In April I was in town on a Saturday on my way to UMB to meet up with my team and there was a man who was trying to take a picture of his daughter. Without thinking, I offered to take a picture of both of them and then, when he couldn’t delete enough pictures off of his camera I offered to take a picture on my phone and e-mail it to him. Which I did. It took five minutes of my time. And I was already early for my meeting, but offering unsolicited help to strangers is unusual to me. And yet I did it, without thinking.

So what does one do, when one’s lifelong policy towards tourists has changed (without the “gut feeling” part of one’s personality bothering to inform the upper management?)

I have had several answers from friends. One says that I am more friendly to other humans because I no longer live in Cambridge, where we were packed in like sardines in a can. Another suggests that it’s empathy that works in me-I have been and will be again a lost tourist.

But I think it’s something else. I hate talking to people. But if the conversation falls within the realm of things I can do or things I understand then I want to talk. I want to be helpful. For example, yesterday I was in a book shop in Gloucester and a woman came in looking for a book for her niece as a graduation gift. I listened to her talking to the bookseller and saying that her niece and all the other girls were crazy about this book series-she couldn’t remember what it was called, but it was one word..” Twilight.” I suggested. Yes, that was it. I recommended Jane Austen (which the bookseller found for her).

It doesn’t matter if I’m among complete strangers-there are certain things that I feel competent to state my opinion about (even though I am generally afraid of people.) Bookselling has always fallen into that category. PC maintenance falls into that category.

Apparently finding your way around Salem also falls in that category. But I wouldn’t be interested in approaching any of these people 12 months ago. Since then I’ve found friends. I’ve learned to be confident. I’ve learned that I do know a few things. And this has changed my relationship with humanity.

It’s scary. But that does not mean it’s bad.

Thursday, June 3, 2010

Here's how it Works

I had class tonight. I'm still nervous enough in my new class environment that I don't feel comfortable around my new classmates-I don't know what to say or how to say it, yet.

For example, if I say that I've taken both Micro and Macro Econ before, does it sound like I'm boasting? If I mention that I've gotten through MGT 650 (the gate through which all College of Management students must pass) does *that* sound like I'm boasting? (I hope not-I'm rather proud of myself for surviving that experience. And having done so, even a double time summer session looks like a doable amount of work.)

So because I'm nervous about how to interact with people, and because I have an extra ten minutes before class I sit for a few minutes in the courtyard outside of McCormack building. I remark to myself that this courtyard is a good deal more hospitable than it was when I first encountered it in February. I remind myself that that I belong here while I watch important looking people rush around in preparation for tomorrow's commencement. I reinforce my psyche with some nice loud music.

I don't tell myself to stop worrying about how I'm interacting with people-that would be pointless.
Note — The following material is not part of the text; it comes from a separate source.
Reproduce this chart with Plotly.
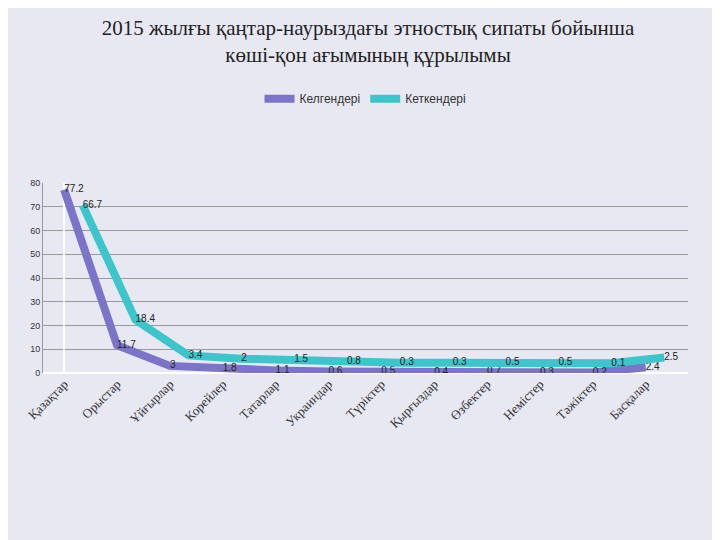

I merely point out to myself, that I will, at some point get over this nervousness. I've done it before. I may not get over it tonight, but it will go away.

This is where the loud music helps. It feels like home and, as such, allows me to calm down enough to the point where I can think these things.

And then I go into the building, climb three flights of stairs and deal with it.

Apologies for spelling errors- I typed this up on my phone on the commuter whale.